- Short exercise -
Extract all lines in the data that contain the word "seaborn".

- Entries -
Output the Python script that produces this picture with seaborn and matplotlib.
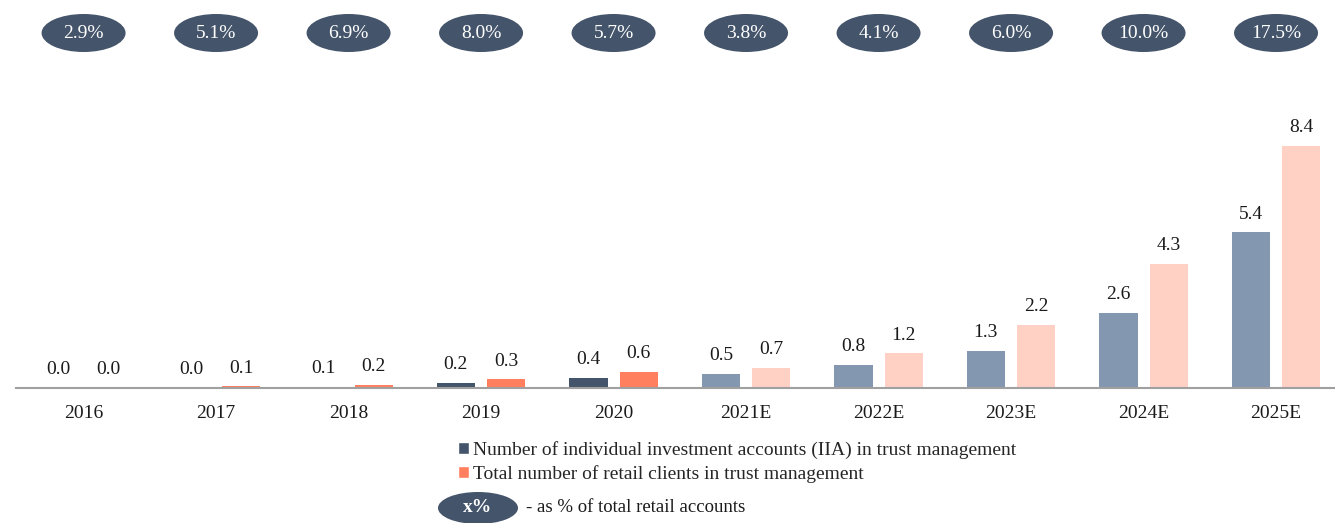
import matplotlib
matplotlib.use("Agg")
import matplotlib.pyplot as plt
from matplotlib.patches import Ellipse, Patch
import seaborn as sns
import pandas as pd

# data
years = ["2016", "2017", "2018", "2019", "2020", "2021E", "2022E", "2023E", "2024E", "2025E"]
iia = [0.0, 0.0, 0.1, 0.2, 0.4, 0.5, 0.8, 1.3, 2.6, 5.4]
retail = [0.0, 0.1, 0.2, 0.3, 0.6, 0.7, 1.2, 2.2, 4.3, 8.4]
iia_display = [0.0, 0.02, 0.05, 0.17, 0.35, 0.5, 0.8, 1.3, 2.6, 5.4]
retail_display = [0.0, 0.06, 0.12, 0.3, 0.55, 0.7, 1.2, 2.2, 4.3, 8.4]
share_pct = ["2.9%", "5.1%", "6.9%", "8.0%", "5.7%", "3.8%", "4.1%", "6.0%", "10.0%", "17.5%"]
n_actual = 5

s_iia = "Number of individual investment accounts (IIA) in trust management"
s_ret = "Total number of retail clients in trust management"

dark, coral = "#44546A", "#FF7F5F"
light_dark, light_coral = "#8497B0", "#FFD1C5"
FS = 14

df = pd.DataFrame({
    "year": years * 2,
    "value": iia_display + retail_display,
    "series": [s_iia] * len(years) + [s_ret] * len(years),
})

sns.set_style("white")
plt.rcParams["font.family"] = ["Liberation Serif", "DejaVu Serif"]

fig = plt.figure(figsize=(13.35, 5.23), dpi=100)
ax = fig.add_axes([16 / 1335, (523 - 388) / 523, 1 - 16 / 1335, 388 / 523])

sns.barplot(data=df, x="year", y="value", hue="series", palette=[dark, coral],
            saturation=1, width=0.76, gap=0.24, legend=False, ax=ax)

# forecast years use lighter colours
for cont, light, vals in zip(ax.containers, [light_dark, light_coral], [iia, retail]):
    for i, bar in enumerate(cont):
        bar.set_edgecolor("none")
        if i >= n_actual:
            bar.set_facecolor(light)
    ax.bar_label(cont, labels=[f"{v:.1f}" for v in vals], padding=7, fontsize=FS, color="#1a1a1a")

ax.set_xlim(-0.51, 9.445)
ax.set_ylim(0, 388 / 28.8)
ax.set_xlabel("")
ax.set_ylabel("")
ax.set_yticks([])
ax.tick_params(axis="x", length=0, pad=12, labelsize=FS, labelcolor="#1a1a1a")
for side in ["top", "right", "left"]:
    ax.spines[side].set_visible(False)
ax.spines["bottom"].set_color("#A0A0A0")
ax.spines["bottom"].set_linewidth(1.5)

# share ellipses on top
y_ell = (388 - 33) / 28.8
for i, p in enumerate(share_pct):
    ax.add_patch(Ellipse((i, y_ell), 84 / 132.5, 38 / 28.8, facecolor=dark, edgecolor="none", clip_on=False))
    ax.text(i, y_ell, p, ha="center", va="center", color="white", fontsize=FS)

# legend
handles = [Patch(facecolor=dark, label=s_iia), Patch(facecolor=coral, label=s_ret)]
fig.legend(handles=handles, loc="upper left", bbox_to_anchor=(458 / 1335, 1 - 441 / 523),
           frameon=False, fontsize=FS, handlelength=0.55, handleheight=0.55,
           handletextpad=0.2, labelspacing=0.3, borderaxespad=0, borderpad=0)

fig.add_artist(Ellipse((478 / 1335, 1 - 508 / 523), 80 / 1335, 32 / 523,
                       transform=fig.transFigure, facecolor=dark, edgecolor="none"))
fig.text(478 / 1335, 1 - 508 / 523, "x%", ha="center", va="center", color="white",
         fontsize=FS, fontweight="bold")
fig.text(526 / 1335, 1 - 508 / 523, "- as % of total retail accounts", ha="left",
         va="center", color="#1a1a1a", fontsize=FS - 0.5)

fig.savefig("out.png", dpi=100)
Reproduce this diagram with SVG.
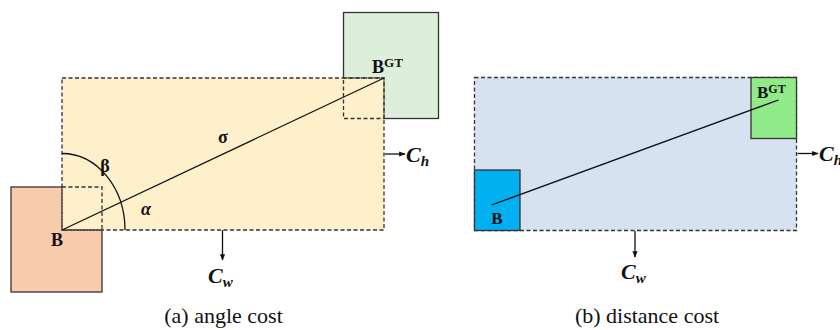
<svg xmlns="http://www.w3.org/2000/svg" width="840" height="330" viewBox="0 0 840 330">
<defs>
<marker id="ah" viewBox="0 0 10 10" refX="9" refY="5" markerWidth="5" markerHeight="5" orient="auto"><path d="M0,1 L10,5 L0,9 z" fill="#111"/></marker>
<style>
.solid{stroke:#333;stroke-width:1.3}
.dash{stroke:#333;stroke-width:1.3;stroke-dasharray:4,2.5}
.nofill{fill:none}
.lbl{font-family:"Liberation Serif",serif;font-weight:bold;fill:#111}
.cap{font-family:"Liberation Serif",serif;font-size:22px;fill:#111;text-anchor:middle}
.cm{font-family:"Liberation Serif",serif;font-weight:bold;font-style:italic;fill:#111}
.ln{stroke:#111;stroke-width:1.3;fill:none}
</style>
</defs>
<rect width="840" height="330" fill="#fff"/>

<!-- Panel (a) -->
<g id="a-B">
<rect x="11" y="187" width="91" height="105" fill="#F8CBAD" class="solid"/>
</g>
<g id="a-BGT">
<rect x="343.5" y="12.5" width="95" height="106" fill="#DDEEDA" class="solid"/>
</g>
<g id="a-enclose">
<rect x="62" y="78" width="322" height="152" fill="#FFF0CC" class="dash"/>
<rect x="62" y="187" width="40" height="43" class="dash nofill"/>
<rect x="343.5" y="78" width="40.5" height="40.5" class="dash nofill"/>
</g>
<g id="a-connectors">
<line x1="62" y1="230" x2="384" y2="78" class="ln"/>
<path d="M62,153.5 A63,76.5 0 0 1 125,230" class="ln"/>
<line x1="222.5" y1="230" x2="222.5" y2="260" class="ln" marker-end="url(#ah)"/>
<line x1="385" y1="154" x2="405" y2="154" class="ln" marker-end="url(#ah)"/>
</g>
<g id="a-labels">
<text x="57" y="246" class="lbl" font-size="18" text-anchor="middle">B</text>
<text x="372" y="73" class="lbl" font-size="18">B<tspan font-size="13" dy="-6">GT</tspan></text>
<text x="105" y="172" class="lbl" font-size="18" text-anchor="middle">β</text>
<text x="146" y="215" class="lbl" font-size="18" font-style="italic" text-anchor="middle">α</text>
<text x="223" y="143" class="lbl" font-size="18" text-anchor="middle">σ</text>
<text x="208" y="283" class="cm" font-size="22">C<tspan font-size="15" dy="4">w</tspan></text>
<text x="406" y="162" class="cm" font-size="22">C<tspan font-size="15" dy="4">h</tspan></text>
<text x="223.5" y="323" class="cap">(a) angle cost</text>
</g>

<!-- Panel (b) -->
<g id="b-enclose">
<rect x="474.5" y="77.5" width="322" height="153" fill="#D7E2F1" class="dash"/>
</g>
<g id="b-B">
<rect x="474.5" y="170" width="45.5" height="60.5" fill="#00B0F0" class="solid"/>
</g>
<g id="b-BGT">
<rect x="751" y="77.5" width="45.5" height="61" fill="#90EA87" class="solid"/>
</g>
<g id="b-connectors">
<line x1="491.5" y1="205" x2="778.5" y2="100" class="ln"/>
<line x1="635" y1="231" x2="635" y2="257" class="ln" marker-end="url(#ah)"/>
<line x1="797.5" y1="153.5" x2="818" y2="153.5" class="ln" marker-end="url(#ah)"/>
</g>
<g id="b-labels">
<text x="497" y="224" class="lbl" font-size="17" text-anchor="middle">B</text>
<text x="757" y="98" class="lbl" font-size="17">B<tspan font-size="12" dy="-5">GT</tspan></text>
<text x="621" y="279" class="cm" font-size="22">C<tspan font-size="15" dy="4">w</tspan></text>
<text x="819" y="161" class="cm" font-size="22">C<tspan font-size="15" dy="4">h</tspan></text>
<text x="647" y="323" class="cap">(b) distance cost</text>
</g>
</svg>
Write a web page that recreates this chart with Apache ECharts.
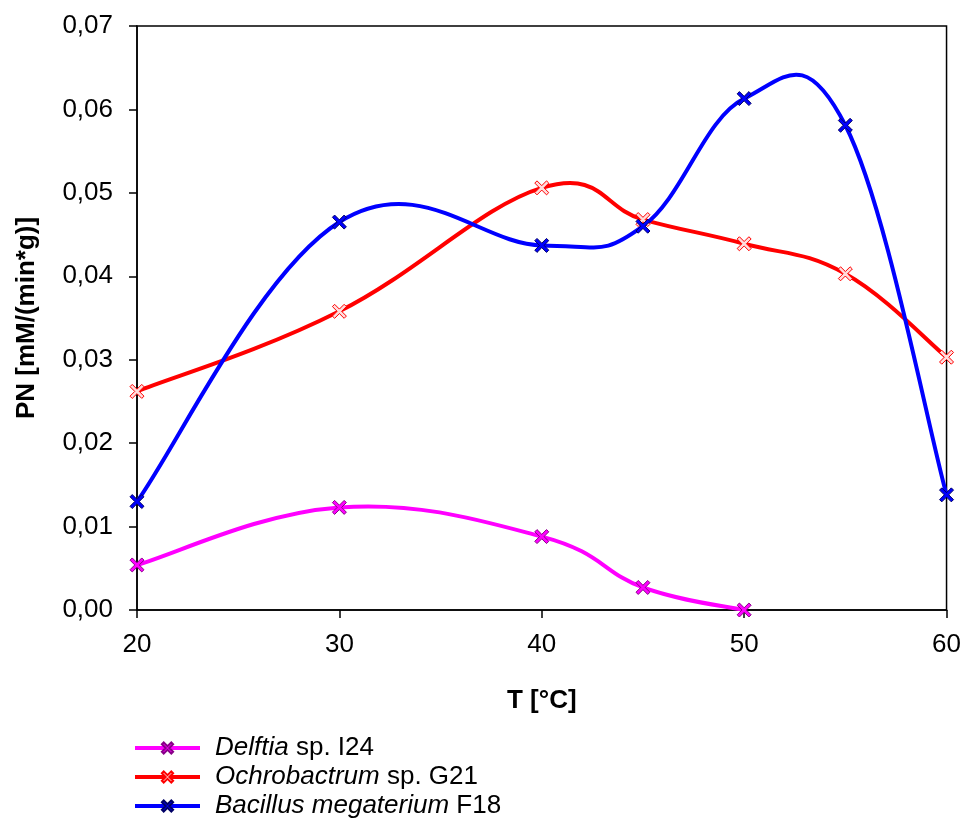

- Task solution -
Output the Python script that produces this picture with seaborn and matplotlib.
import seaborn as sns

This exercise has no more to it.